Allergy Desensitization in a Toothpaste?

in Grass & Ragweed, Outdoor Allergies
Published: July 16, 2016

ThinkstockPhotos-480320367If allergy immunotherapy was as easy as brushing your teeth, would you be more likely to stick with the program?

That’s the idea behind a propietary toothpaste called Allerdent, which the biopharmaceutical company Allovate Therapeutics is developing as a therapy to desensitize patients with pollen and grass allergies over a multi-year period. The treatment, called oral mucosal immunotherapy (or OMIT), is meant to fit easily into the patient’s daily routine.

Allovate has just published results of a small initial study, which shows favorable safety and effectiveness results – and, importantly, 80 percent patient compliance with the dental regimen.
Although standard allergen immunotherapy injections, commonly called allergy shots, have a high rate of success when patients stick with the treatment plan, Allovate CEO and founder Erick Berglund speaks of a “crisis of compliance” – since there is both resistance to the needle therapy and a big dropout rate.

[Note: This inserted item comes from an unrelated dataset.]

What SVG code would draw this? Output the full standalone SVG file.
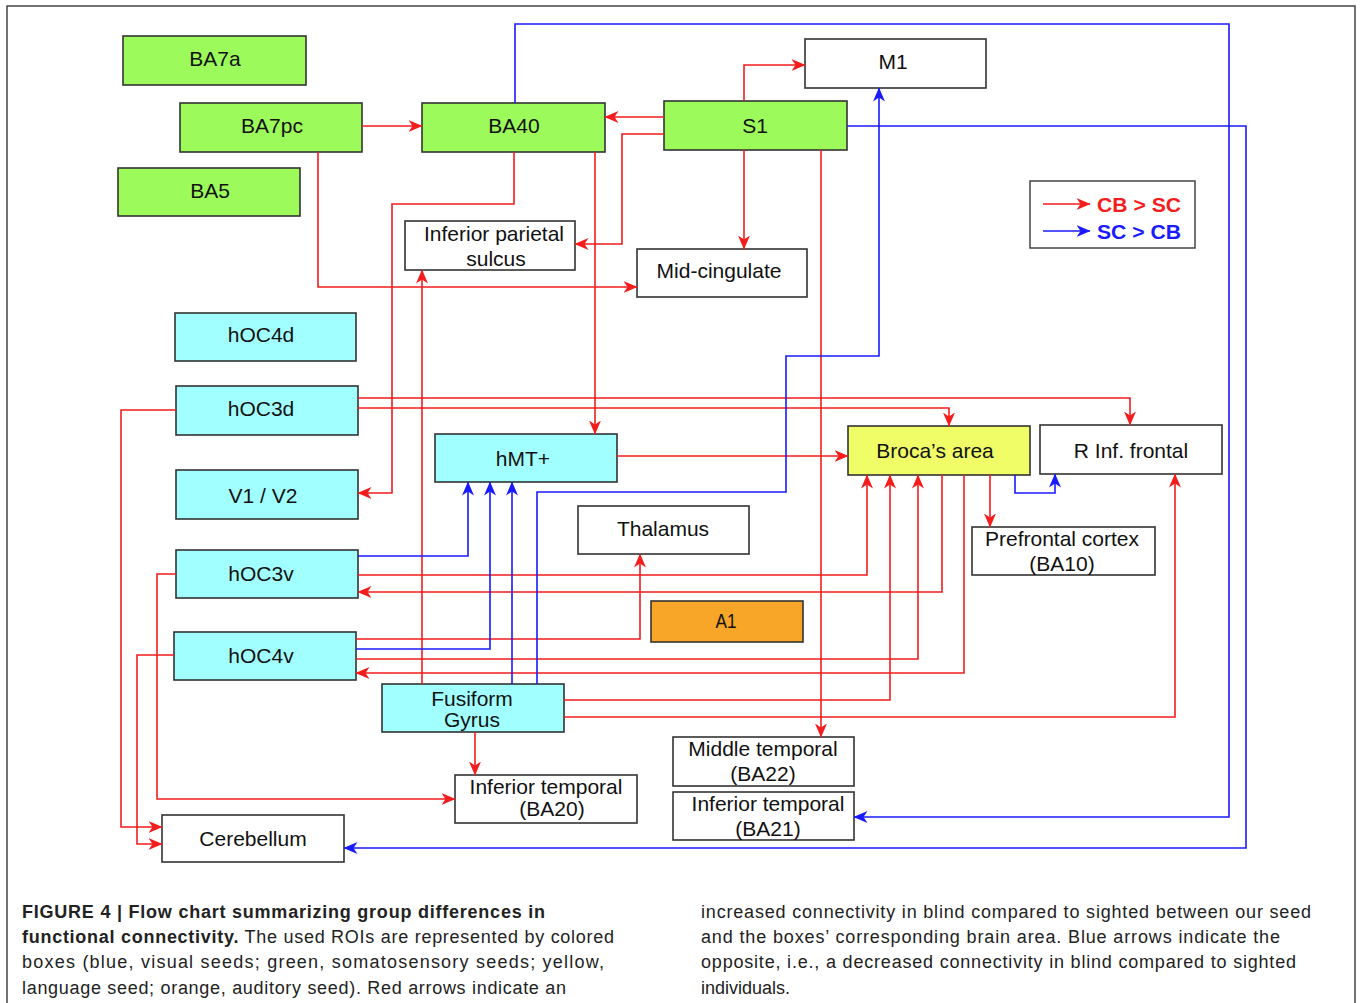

Allergy shots “can be a really difficult sell for a lot of patients who would benefit from allergen immunotherapy,” Berglund told Allergic Living. “It’s such a pain. You need to go to the doctor once a week, and a typical course of treatment should really be between 3 and 5 years to get the full clinical effect.”

By contrast, Berglund says that “if you’re using toothpaste to deliver (allergen immunotherapy) you get to avoid all that, and the needle.”

While a novel delivery system, Allerdent does have needle-free competition that’s already approved and gaining ground. Sublingual immunotherapy (SLIT) drops for treating grass and ragweed allergies became available to allergists and patients in 2014. Allerdent borrows on that oral concept, and employs more of the mouth, where there is a high density of immune cells. A compounded extract of allergenic proteins, which can be tailored specifically to a patient, is added to the toothpaste base.

A small pilot study of the toothpaste, conducted by researchers at Weill Cornell Medicine in New York, involved 24 patients, who were split into two groups and followed either OMIT or SLIT therapy for 12 months. Immunologic changes, side effects and adherence were compared and, at least in this small “proof of concept” study, the toothpaste therapy had slightly better results.

More clinical trials are to be conducted – including a Brazilian study that starts soon for dust-mite desensitization via the toothpaste.

But what about the actual cleaning of your teeth as you brush? It turns out that Allerdent also functions as a normal toothpaste in that regard. “It’s minty, noted Danya Glabau, director of medical affairs for Allovate. “It has a combination of detergent and abrasives, as a regular toothpaste would.”